4. Extend Clipboard Support to Non-Text Objects on
Windows

If one selects and copies a table in Internet
Explorer (IE) one can then paste it into Excel and
it comes out as expected with one Excel cell per
IE table cell.  However, R does not currently
support this level of integration. (Current
workaround is to paste it into Excel and then copy
it back out of Excel.  Excel will add tabs to the
text that is so copied.)

I understand that this feature may be in R 2.3.0
but am mentioning it for completeness.

5. Handhelds

Version(s) of R for handheld computers such as
Palm, Windows Mobile, Symbian, Blackberry, etc.
UNIX-based handhelds would likely be simplest
but the others would likely be useful to a wider
audience.

6. Issue Tracking in Packages

Standard method of tracking issues in CRAN
packages.  Provide svn and Trac support or
equivalent to CRAN package authors or at least
have a common change log mechanism.  There is
currently no uniform way of finding out what has
changed in a package.

7. system

The arguments of "system(...)" should be extended
in various operating systems so that a consistent
set is available across them.  Right now it works
differently under Windows and UNIX.

8. Extend Grid to Base Graphics

Rework base graphics so that they use grid
graphics underneath to the extent possible or else
leave them as is but have a version or package
that emulate them using grid graphics.

9. Eliminate Perl

Get rid of all use of perl within R.  The parts
of R that use perl have not changed much probably
because its too onerous to have to deal with a
complex multilanguage setup.  Eliminating perl might
speed up improvements in those areas.  This mostly
affects the package buildin gprocess which could
then be rehosted within R as a package building
package.

10. Event Loop

Add an event loop mechanism to facilitate GUI
programming in R and also to facilitate the development
of facilities to allow higher levels of interaction
within grid graphics.
#
On 1/1/2006 8:47 AM, Gabor Grothendieck wrote:
How self-contained?  It would be relatively easy to create small 
executables that could make use of the DLLs in R_HOME.  But that's 
probably not useful if better support for your next suggestion was 
there. If you want something that would run on a machine with no R 
installed, that probably involves changing the linking scheme (at least 
in Windows), and would not be so simple.
R is not designed to be secure.  I think this would be a very risky 
thing to do.
Yes, I wrote some functions to do some of this, but I haven't committed 
them to the trunk.  I didn't like the user interface much:  using 
clipboard support depends heavily on being able to handle the various 
clipboard format constants (CF_BITMAP, etc.), and R doesn't handle 
constants well.  I'll take another look at them and see if I get any 
inspiration on how to make them palatable.
All this needs is someone who wants to gather/create the tools and start 
building the binaries.
This sounds like the gridBase package.
There is such a thing now:  see the Writing R Extensions manual.  It 
still needs work, but people using it and suggesting improvements will help.

Duncan Murdoch
#
On 1/1/06, Duncan Murdoch <murdoch at stats.uwo.ca> wrote:
Similar to tcl starkits and pyexe.  You can just send someone
an .exe and they can run it.  They don't have to have any software
or files other than that.  Or suppose I want to write an R configuration
facility and don't know which version of R is on the machine or even
if R is on the machine.  Currently I use batch files or javascript to
do this (see http://cran.r-project.org/contrib/extra/batchfiles/) since
one does not want to have configure the configurer.  I would actually
prefer to leverage my knowledge of R and not have to go to the
lengths of using a different language.
Some alternatives are:

- restrict execution to .hta's (which are html files that are restricted to
run locally -- they can't be run from a browser).

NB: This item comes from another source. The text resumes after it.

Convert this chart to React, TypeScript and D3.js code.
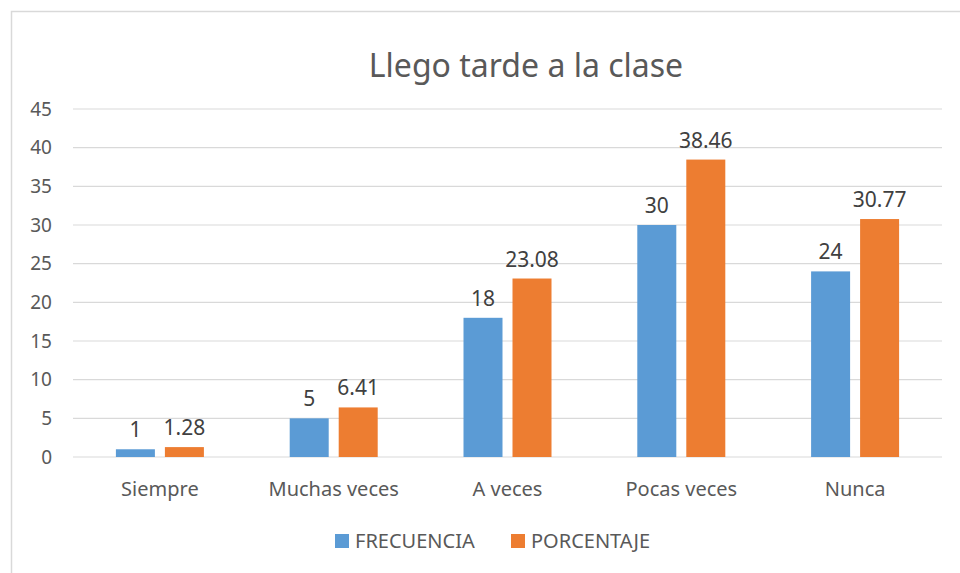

- do the work to separate out the OS dependent items into libraries
so that access can be restricted similarly to what vscript and jscript
have done with wsh.

- perhaps there is some way for the user to accept or reject such
applications as trusted or not?
Correct me if I am mistaken here but
my understanding is that this makes it possible to use
grid and standard graphics together but does not produce
grobs for all the elements of a graphic like doing it from
the bottom up would.
#
-----BEGIN PGP SIGNED MESSAGE-----
Hash: SHA1
Gabor Grothendieck wrote:
We have been thinking of this, for me in the context
of putting R on small sensor network nodes.
This has been in the works for a long time and I still dislike two
small pieces of the solution that make it limited.
Yes not that hard to do given the work in other interfaces,
but I wish the Windows users would contribute it.
There is some work in progress on an extensible, R-based
package mechanism.
Well, there has been work on this that people couldn't agree on.


And while we are on the topic of wishlists...
Generally (i.e. not directed specifically to Gabor),
the suggestions are very welcome, but so are contributions.
And for issues such as making the existing R available on handhelds,
that is a programming task. And I draw a large distinction between
programming and creative research which is based on new concepts and
paradigms.  The pool of people working in statistical computing research
is very small. And to a large extent, their time is consumed with
programming - making the same thing work on multiple platforms,
correcting documentation, etc. which are good things, but
not obviously the best use of available research ability and time.
There are many more topics that are in progress that represent
changes to what we can do  rather than just to how we do the same thing.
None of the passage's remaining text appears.